The exact same issues are being discussed over and over again, such as the creation of South Punjab in PTI’s agenda or PPP’s focus on social welfare policies. Digging a little deeper into actual promises and vows that the parties are making, and whether there are any significant issues that either main political parties deem unimportant or the media fails to highlight. 

The topics that contributed majority of the manifestos were largely the same - steps or policies will be introduced for economic reforms regarding trade, infrastructure and information technology integration. All three parties also discussed their intent to restructure the federation through either creating the new province of South Punjab, the enactment of the FATA-KP merger or increasing the power of the local governments in an attempt to better administer resources. The other main focus of the three manifestos promised easy and affordable access to clean water, healthcare and sustenance for millions of destitute Pakistanis.

They all put a decent priority upon the various education sectors; such as higher education making sure more individuals had access to quality education. These things were, apart from policy changes, exactly the same in each party’s manifestos.

Moving onto the differences, PPP’s manifesto centers the first half of their agenda around providing free or affordable access to basic human rights not talked about by the other parties. A large segment of this was their focus on a housing programme for the underprivileged. Furthermore, they were unique in their promises regarding the sexual health and awareness of their citizens. The second half of their agenda focuses on socio-political issues that plague this country. They prioritized the social wellbeing of minorities ensuring equal representation of minorities in all aspects of life. Notably they are the only party that addressed the frequent misuse of blasphemy law to exact vengeance upon an individual without due cause or bothered to address the terrible circumstances that both trans-genders and transvestites find themselves in due to our society.
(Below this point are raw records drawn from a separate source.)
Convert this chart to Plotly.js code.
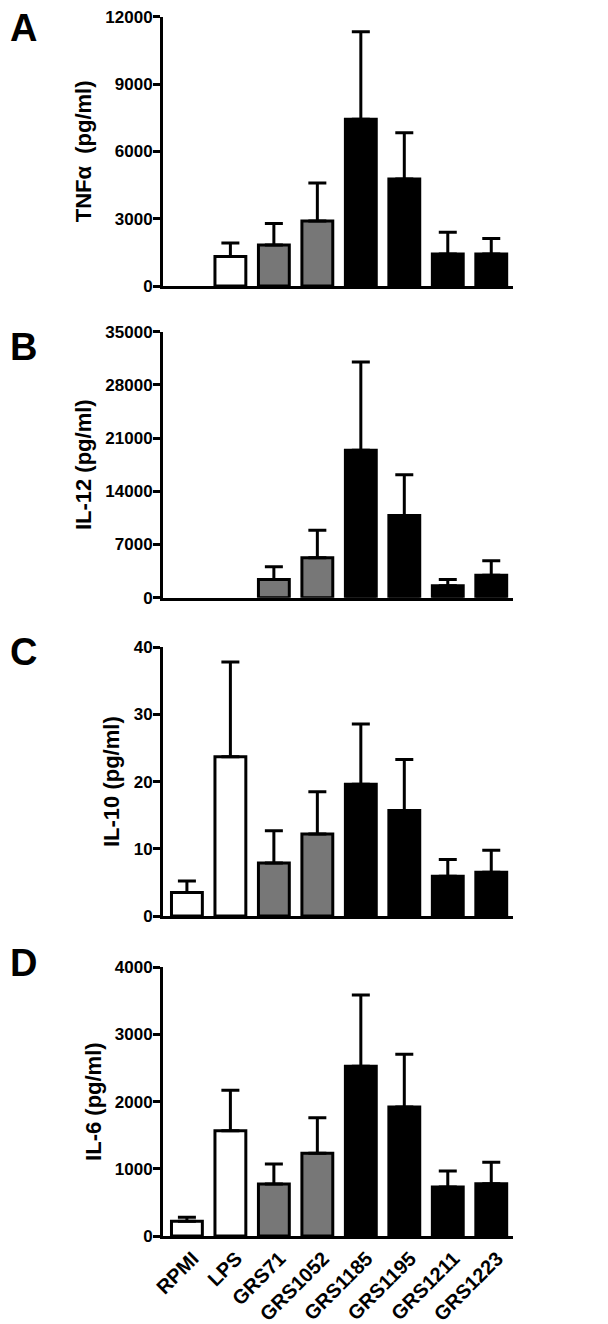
<!DOCTYPE html>
<html>
<head>
<meta charset="utf-8">
<script src="https://cdn.plot.ly/plotly-3.0.1.min.js"></script>
<style>
  html, body { margin: 0; padding: 0; background: #fff; }
  #chart { width: 608px; height: 1324px; }
</style>
</head>
<body>
<div id="chart"></div>
<script>
const categories = ['RPMI', 'LPS', 'GRS71', 'GRS1052', 'GRS1185', 'GRS1195', 'GRS1211', 'GRS1223'];
const barColors = ['#ffffff', '#ffffff', '#777777', '#777777', '#000000', '#000000', '#000000', '#000000'];

const tnfMean = [0, 1320, 1830, 2900, 7430, 4770, 1430, 1430];
const tnfErr  = [0, 600, 950, 1690, 3900, 2060, 960, 690];

const il12Mean = [0, 0, 2410, 5260, 19390, 10830, 1580, 2940];
const il12Err  = [0, 0, 1670, 3600, 11620, 5350, 830, 1930];

const il10Mean = [3.5, 23.7, 7.9, 12.2, 19.6, 15.7, 5.9, 6.5];
const il10Err  = [1.7, 14.1, 4.8, 6.3, 9.0, 7.6, 2.5, 3.3];

const il6Mean = [218, 1568, 774, 1231, 2526, 1921, 730, 779];
const il6Err  = [60, 600, 298, 531, 1062, 784, 238, 318];

const panelLetters = ['A', 'B', 'C', 'D'];
const yTitles = ['TNFα  (pg/ml)', 'IL-12 (pg/ml)', 'IL-10 (pg/ml)', 'IL-6 (pg/ml)'];
const yMax = [12000, 35000, 40, 4000];
const yDtick = [3000, 7000, 10, 1000];

const H = 1324, W = 608;
const FONT = 'Liberation Sans, Arial, Helvetica, sans-serif';
// pixel extents of each plot area (top, bottom)
const panelPx = [[16.7, 286], [331.7, 597.7], [647.3, 916], [967.3, 1236]];
const letterY = [28, 347, 652, 963];
const xDomain = [163 / W, 513 / W];

const series = [[tnfMean, tnfErr], [il12Mean, il12Err], [il10Mean, il10Err], [il6Mean, il6Err]];

const data = series.map((s, i) => ({
  type: 'bar',
  x: categories,
  y: s[0].map(v => (v === 0 ? null : v)),
  xaxis: 'x' + (i === 0 ? '' : i + 1),
  yaxis: 'y' + (i === 0 ? '' : i + 1),
  width: 0.71,
  marker: { color: barColors, line: { color: '#000', width: 3 } },
  error_y: {
    type: 'data', symmetric: false, array: s[1], arrayminus: s[1].map(() => 0),
    color: '#000', thickness: 3, width: 9
  },
  cliponaxis: false,
  hoverinfo: 'skip',
  showlegend: false
}));

const layout = {
  width: W, height: H,
  margin: { l: 0, r: 0, t: 0, b: 0 },
  paper_bgcolor: '#fff', plot_bgcolor: '#fff',
  font: { family: FONT, color: '#000', size: 17, weight: 'bold' },
  bargap: 0.29,
  annotations: []
};

for (let i = 0; i < 4; i++) {
  const sfx = i === 0 ? '' : String(i + 1);
  const [top, bot] = panelPx[i];
  layout['xaxis' + sfx] = {
    domain: xDomain,
    anchor: 'y' + sfx,
    type: 'category',
    categoryorder: 'array', categoryarray: categories,
    range: [-0.55, 7.5],
    showline: true, linecolor: '#000', linewidth: 3,
    ticks: '', showgrid: false, zeroline: false,
    showticklabels: i === 3,
    tickangle: -45,
    ticklabelshift: 6,
    tickfont: { family: FONT, size: 20, color: '#000', weight: 'bold' }
  };
  layout['yaxis' + sfx] = {
    domain: [1 - bot / H, 1 - top / H],
    anchor: 'x' + sfx,
    range: [0, yMax[i]],
    tick0: 0, dtick: yDtick[i],
    tickformat: 'd',
    showline: true, linecolor: '#000', linewidth: 3,
    ticks: 'outside', ticklen: 7, tickwidth: 3, tickcolor: '#000',
    ticklabelstandoff: -3,
    showgrid: false, zeroline: false,
    tickfont: { family: FONT, size: 17, color: '#000', weight: 'bold' },
    title: { text: yTitles[i], font: { family: FONT, size: 22, color: '#000', weight: 'bold' }, standoff: 8 }
  };
  layout.annotations.push({
    xref: 'paper', yref: 'paper', x: 8 / W, y: 1 - letterY[i] / H,
    xanchor: 'left', yanchor: 'middle', showarrow: false,
    text: panelLetters[i],
    font: { family: FONT, size: 38, color: '#000', weight: 'bold' }
  });
}

Plotly.newPlot('chart', data, layout, { displayModeBar: false, staticPlot: true });
</script>
</body>
</html>
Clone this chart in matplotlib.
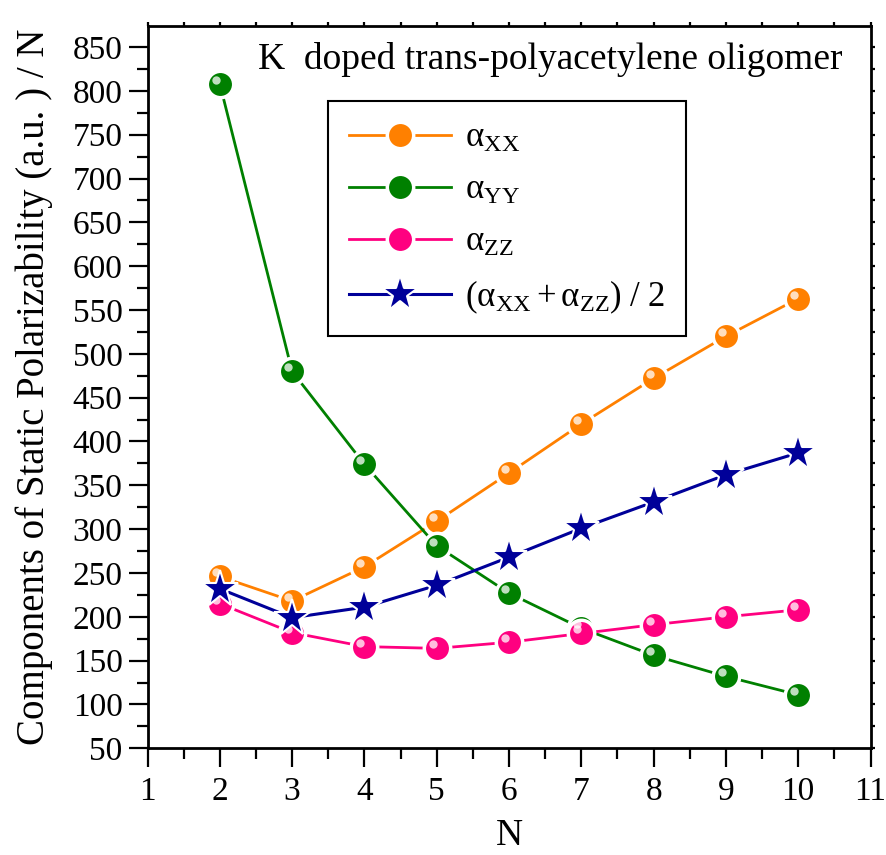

Whereas PTI’s manifesto emphasizes more on the issue of lack of jobs available to Pakistanis and an extensive re-structuring of the national security policies of Pakistan. The first half of the manifesto focuses on how they are planning to allow for a large boost of jobs, specifically in the labour market, and their plans for revitalizing the textile and export sectors of the country. They also had an entire segment upon CPEC and how they would better take advantage of the opportunity presented to them by the international situation. PTI did actually mention global warming and a tangible green initiative, unlike PPP.

The PML-N manifesto also centres around the same broad issues as the other parties but their uniqueness came from their policies surrounding legal reforms and their battle for ensuring the free speech of journalists and the media as a whole. Although not as focused upon minorities as PPP, they did a far better job than PTI regarding policies for religious minorities and not just women. Finally, they are the only party to put any emphasis on the transport facilities Pakistan offers to its citizens.

Briefly speaking, the overall policies of the parties are rather similar. The only party that deviates from the pattern is PPP, yet even then only to a degree. Otherwise, reading the manifesto of any one party is enough to give you an idea of what the aims of all parties are, and the only deciding factor is how well do they actually enact their policies.